Albany Agenda

Hochul touts her housing carrots for NY municipalities

The governor said there is increased interest in state grants to build housing.

Gov. Kathy Hochul touted progress on her incentive program for housing development – brandishing literal carrots.

Gov. Kathy Hochul touted progress on her incentive program for housing development – brandishing literal carrots. Mike Groll/Office of Governor Kathy Hochul

Gov. Kathy Hochul is ready to start handing out carrots to pro-housing communities – literally. 

Hochul held a roundtable on Wednesday with the local leaders to announce the first 20 “pro-housing communities” approved to get priority grant funding under a program she started through an executive order last year. “I was told last year that people didn't want to be told what to do, not even gently suggested what to do,” Hochul said. But she said the 20 communities, including many represented at the roundtable, will now get first dibs at the “600 million carrots” to entice New York’s municipalities to build more housing. Hochul came equipped with a bundle of carrots as a visual prop for the $650 million in grant funding that pro-housing communities will get priority access to

Although her ambitious 2023 housing plan to build 800,000 units of housing in 10 years fell apart last year, Hochul said the state is still on track to hit the goal she set in 2022 of building or preserving 100,000 units of affordable housing over the course of five years, but she said the scale is still too small. “We need communities to break down all the barriers they have,” Hochul said. She said, for example, zoning regulations are a “primary driver of why housing does not happen.”

According to the state Division of Housing and Community Renewal, the state has built or preserved 35,000 units of affordable housing since Hochul announced her $25 billion affordable housing plan in 2022.

The $650 million pot of state grant money the governor touted Wednesday represents a combination of a variety of different existing programs that Hochul has bundled together collectively for her “pro-housing” program. Currently, those communities that affirm their commitment to building more housing and prove that they hit growth benchmarks in the past will get preference in grant distribution. Hochul has proposed changing the program parameters to make a “pro-housing” designation a requirement rather than a preference for grant funding, but it’s unclear if or when such a change would actually occur.
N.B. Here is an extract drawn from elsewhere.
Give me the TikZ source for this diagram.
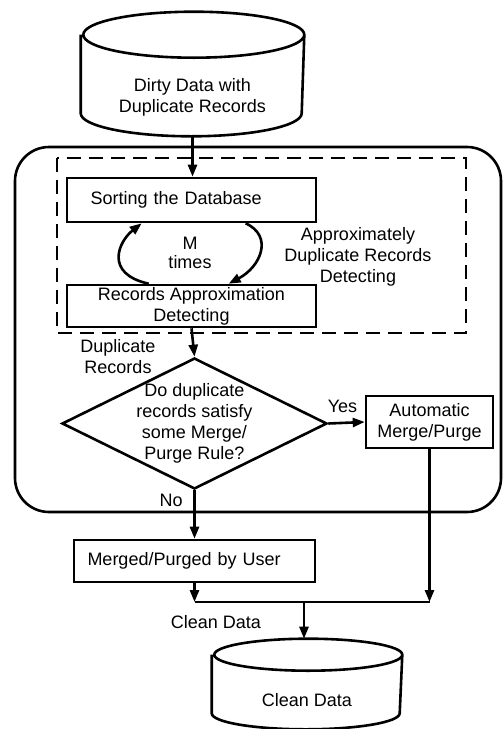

The initiative got off to a slow start. Hochul first created the incentive program in July and released additional details on requirements in August. Wednesday’s announcement of the first approved communities came months after that. As of January, according to the Times Union, only 15 municipalities had formally applied for the “pro-housing” designation, with 57 having expressed interest in the program. 

But now, local executives, who are in town for a conference of mayors and to give budget testimony, are showing more appetite for such plans after the initial malaise. Hochul said that the state received 20 letters of intent in just the past day, bringing the number of municipalities that sent letters to over 80.

“There were a lot of people across New York state who were skeptical about this, certainly people in our community who were skeptical,” said Albany Mayor Kathy Sheehan, whose city has submitted a letter of intent but not been certified. “You're building all these new apartments, who's going to rent them?” 

Sheehan, president of the New York State Conference of Mayors, told the roundtable that the conference was getting behind the idea and that more municipalities would sign onto the plan.

“Our meeting two days ago was overwhelmingly positive,” she said. “The mood in the room, the voices in the room, were saying, you know the governor really got this right.” Several of the mayors and town supervisors shared concerns about the effects of a dearth of affordable housing, namely the shrinking workforce and resulting lack of investment from businesses. 

New Lebanon Town Supervisor Tistrya Houghtling, whose town has received the formal “pro-housing” designation, said that her local businesses are struggling to find employees. “This is an opportunity to potentially get an investment from some of the developers that aren't looking at a small rural town, we don’t have our own water, we don’t have our own sewer, and it's hard to attract that,” Houghtling said.